Nuestro orgullo se resiste a creerlo prácticamente. Ofrecer a Dios nuestras miserias es glorificarle, es complacerle, es ofrecerle una ocasión de manifestar el atributo de la Misericordia que tanto le glorifica. Ofrecer a Dios las propias miserias es sentirse liberado y curado de ellas, no por nuestro mérito, sino por el Amor de Dios que gusta de manifestarse tal cual es; es decir, Misericordioso.
Al llegar a este punto se nos ofrece una consideración. Este es ordinariamente el único medio de liberarnos de nuestras tenaces y múltiples miserias. Preciso es confesarlo; existen cantidad de imperfecciones obstinadas, sutiles, casi imperceptibles, que a pesar de nuestros esfuerzos, de nuestro trabajo y de nuestros sinceros propósitos no llegaremos a corregir, cuanto menos a extirpar; restos de egoísmo, de amor propio disfrazado, de vanidad, aficioncillas más o menos conscientes. No queda más camino que confiar en la Misericordia de Dios y esperarlo todo de su Amor Infinito y siempre Misericordioso. Es nuestro último recurso que siempre resulta infalible. La ofrenda al Amor Misericordioso es, pues, el remedio supremo de nuestras miserias.
La miseria se fía de la Misericordia. ¿De qué medio se valdrá el Amor Misericordioso para liberarnos de ella? ¿Pruebas? ¿Penas interiores o exteriores? No nos preocupemos; fiémonos del Amor Misericordioso. Si El quiere realizar su obra por medio del sufrimiento, ¡bendito sea! Pero no es a la Justicia, sino a la Misericordia a quien nos ofrecemos. Y posiblemente Dios no espera sino este acto, esta ofrenda para llevar por los caminos del Amor, muy alto y muy lejos, a muchas almas temerosas que se sienten incapaces o indignas de caminar por esa senda, a causa de sus miserias.
Creo que esta palabra, «Misericordioso», debe meditarse despacio pidiendo al Espíritu Santo ilumine nuestra alma. En esa palabra, en efecto, está toda la fuerza y el sentido de esta ofrenda. Así lo entendió Teresa: «Sabed que para ser víctima de Amor, cuanto más débil y miserable es un alma, tanto más apta es
para las operaciones de este amor que consume y transforma. El solo deseo de ser víctima basta, pero el alma ha de consentir en permanecer siempre pobre y débil, y esto es lo difícil». Quien se ofrece con humildad (condición indispensable) al Amor Misericordioso, será elevado por ese Amor Omnipotente, que se deja cautivar por la miseria del alma humilde que en El pone su confianza.

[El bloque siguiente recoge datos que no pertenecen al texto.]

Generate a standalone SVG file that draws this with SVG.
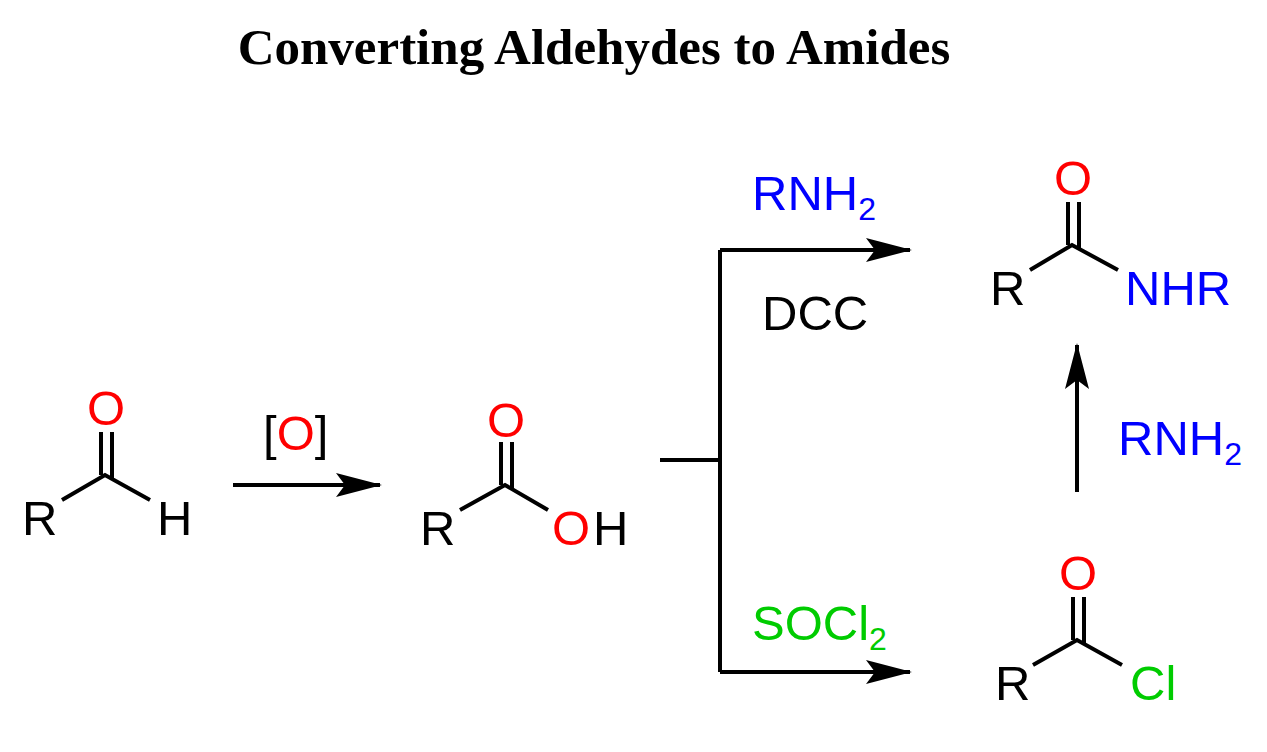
<svg xmlns="http://www.w3.org/2000/svg" width="1267" height="752" viewBox="0 0 1267 752">
<defs>
<style>
.t{font-family:"Liberation Sans",Arial,sans-serif;font-size:49px}
.s{font-size:32px}
.b{stroke:#000;stroke-width:4;fill:none}
.red{fill:#f00}.blue{fill:#00f}.green{fill:#0c0}
</style>
<marker id="ah" viewBox="0 0 46 24" refX="44" refY="12" markerWidth="46" markerHeight="24" markerUnits="userSpaceOnUse" orient="auto"><path d="M0,0 L46,12 L0,24 L9,12Z" fill="#000"/></marker>
</defs>
<rect width="1267" height="752" fill="#fff"/>
<text x="594" y="64" text-anchor="middle" font-family="Liberation Serif,serif" font-weight="bold" font-size="51">Converting Aldehydes to Amides</text>
<g id="aldehyde">
<path class="b" d="M62,500 L105,475 L150,500 M101,475 V432 M112,480 V432"/>
<text class="t" x="22" y="535">R</text><text class="t red" x="87" y="425">O</text><text class="t" x="157" y="535">H</text>
</g>
<g id="acid">
<path class="b" d="M460,510 L505,485 L548,510 M501,485 V442 M512,490 V442"/>
<text class="t" x="420" y="545">R</text><text class="t red" x="487" y="437">O</text><text class="t red" x="552" y="545">O</text><text class="t" x="593" y="545">H</text>
</g>
<g id="amide">
<path class="b" d="M1030,270 L1072,245 L1118,270 M1068,245 V202 M1079,250 V202"/>
<text class="t" x="990" y="305">R</text><text class="t red" x="1054" y="195">O</text><text class="t blue" x="1125" y="305">NHR</text>
</g>
<g id="acidchloride">
<path class="b" d="M1033,665 L1077,640 L1122,665 M1073,640 V597 M1084,645 V597"/>
<text class="t" x="995" y="700">R</text><text class="t red" x="1059" y="590">O</text><text class="t green" x="1130" y="700">Cl</text>
</g>
<g id="connectors">
<path class="b" d="M233,485 H380" marker-end="url(#ah)"/>
<path class="b" d="M660,460 H720 M720,250 V672"/>
<path class="b" d="M720,250 H910" marker-end="url(#ah)"/>
<path class="b" d="M720,672 H910" marker-end="url(#ah)"/>
<path class="b" d="M1077,492 V345" marker-end="url(#ah)"/>
</g>
<g id="labels">
<text class="t" x="263" y="450">[<tspan class="red">O</tspan>]</text>
<text class="t blue" x="752" y="210">RNH<tspan class="s" dy="10">2</tspan></text>
<text class="t" x="762" y="330">DCC</text>
<text class="t green" x="752" y="640">SOCl<tspan class="s" dy="10">2</tspan></text>
<text class="t blue" x="1118" y="455">RNH<tspan class="s" dy="10">2</tspan></text>
</g>
</svg>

El rasgo genial de Teresa ha sido inspirar a las almas pequeñas la audacia, la osadía, el deseo de amar a pesar de la propia miseria; más aún, sacando de la misma un derecho al Amor Misericordioso. ¿No es ésta la misma entraña del Evangelio? ¿No vino Cristo para que los pequeños, los miserables, los humildes se sintieran invitados al amor?

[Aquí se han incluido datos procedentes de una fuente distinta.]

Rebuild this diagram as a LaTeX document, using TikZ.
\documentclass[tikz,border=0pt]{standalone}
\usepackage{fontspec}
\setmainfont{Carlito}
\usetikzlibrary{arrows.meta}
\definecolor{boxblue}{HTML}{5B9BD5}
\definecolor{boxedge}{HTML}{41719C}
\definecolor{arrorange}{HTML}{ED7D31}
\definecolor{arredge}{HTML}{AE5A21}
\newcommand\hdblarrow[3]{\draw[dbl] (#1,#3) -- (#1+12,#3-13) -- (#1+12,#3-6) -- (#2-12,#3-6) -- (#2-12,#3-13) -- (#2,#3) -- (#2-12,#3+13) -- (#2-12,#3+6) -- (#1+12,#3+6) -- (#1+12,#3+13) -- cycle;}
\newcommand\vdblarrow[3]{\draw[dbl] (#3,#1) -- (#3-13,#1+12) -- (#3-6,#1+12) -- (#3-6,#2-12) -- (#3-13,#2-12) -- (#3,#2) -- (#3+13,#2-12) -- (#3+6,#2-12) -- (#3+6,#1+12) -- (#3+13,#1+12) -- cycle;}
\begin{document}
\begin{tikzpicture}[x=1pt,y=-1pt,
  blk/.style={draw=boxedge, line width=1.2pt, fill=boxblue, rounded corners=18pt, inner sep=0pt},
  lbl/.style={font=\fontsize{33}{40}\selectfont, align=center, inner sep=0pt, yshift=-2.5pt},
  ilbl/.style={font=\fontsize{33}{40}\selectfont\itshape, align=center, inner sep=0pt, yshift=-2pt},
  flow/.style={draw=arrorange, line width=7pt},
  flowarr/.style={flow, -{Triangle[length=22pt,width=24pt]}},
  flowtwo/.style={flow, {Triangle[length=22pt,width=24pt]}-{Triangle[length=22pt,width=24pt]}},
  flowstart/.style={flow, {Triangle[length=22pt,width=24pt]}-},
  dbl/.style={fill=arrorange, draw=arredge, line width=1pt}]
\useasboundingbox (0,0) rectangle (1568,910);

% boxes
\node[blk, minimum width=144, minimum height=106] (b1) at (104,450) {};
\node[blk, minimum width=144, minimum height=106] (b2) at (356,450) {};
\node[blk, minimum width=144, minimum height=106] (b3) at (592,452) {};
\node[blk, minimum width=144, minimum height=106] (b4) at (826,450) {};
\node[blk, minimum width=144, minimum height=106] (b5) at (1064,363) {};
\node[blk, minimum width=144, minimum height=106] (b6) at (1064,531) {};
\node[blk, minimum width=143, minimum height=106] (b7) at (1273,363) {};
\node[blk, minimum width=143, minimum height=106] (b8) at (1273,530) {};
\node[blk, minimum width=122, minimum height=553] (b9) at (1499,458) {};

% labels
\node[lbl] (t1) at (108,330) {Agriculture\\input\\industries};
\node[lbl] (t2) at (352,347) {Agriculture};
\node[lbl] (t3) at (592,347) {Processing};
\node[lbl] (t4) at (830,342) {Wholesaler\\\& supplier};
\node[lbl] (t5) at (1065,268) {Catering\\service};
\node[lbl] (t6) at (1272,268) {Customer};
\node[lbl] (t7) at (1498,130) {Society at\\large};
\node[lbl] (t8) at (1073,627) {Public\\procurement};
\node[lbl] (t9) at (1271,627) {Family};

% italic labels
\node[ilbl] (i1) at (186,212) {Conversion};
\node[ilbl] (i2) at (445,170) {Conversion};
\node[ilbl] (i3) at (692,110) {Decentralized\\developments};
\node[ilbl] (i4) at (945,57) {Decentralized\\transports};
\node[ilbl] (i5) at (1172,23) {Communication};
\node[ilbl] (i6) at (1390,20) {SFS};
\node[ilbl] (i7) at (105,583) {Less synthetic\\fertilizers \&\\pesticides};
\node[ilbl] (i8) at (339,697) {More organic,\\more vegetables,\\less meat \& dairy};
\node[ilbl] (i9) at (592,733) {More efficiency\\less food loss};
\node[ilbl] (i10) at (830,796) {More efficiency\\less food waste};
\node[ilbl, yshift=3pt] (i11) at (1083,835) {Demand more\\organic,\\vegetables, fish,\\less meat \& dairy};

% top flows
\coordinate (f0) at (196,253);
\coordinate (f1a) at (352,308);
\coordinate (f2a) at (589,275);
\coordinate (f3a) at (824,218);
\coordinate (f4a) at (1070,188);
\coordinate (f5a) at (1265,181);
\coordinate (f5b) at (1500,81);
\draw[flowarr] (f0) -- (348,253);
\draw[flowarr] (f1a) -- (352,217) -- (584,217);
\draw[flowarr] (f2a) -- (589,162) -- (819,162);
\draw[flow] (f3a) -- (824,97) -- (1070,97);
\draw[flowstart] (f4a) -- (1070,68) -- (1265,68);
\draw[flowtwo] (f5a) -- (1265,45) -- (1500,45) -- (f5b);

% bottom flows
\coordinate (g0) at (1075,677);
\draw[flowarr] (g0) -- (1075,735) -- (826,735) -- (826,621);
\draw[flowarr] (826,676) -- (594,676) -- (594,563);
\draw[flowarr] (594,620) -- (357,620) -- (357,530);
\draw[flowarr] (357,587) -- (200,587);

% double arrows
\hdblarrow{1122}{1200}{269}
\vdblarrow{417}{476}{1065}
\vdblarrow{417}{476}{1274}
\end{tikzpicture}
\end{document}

La mejor manera de responder a esta invitación es que el alma, consciente de su nada, se ofrezca al Amor Misericordioso, con la seguridad de que, por pura Misericordia, volcará en ella las oleadas de su Amor. Este sentimiento fue el que inspiró a Teresa la idea audaz, atrevida, de ofrecerse como víctima al Amor Misericordioso. ¡Comprendió el Evangelio porque creyó!
Volvamos ahora al Carmelo de Lisieux, en la fiesta de la Santísima Trinidad, 9 de junio de 1895. Representémonos a Teresa del Niño Jesús en el momento de realizar su ofrenda como víctima de holocausto al Amor Misericordioso. Nos parece ver su alma inundada de paz. Paz que es fruto de su humildad, de su serena Fe en el Amor Misericordioso, de su confianza inquebrantable, de su inmenso deseo de amar.
Procuremos como ella obtener esta paz. Creamos en el Amor de Dios. Confianza. Humildad. Deseo de amar. Es el «Caminito» de nuestra Santa. Y una vez más: es la esencia del Evangelio.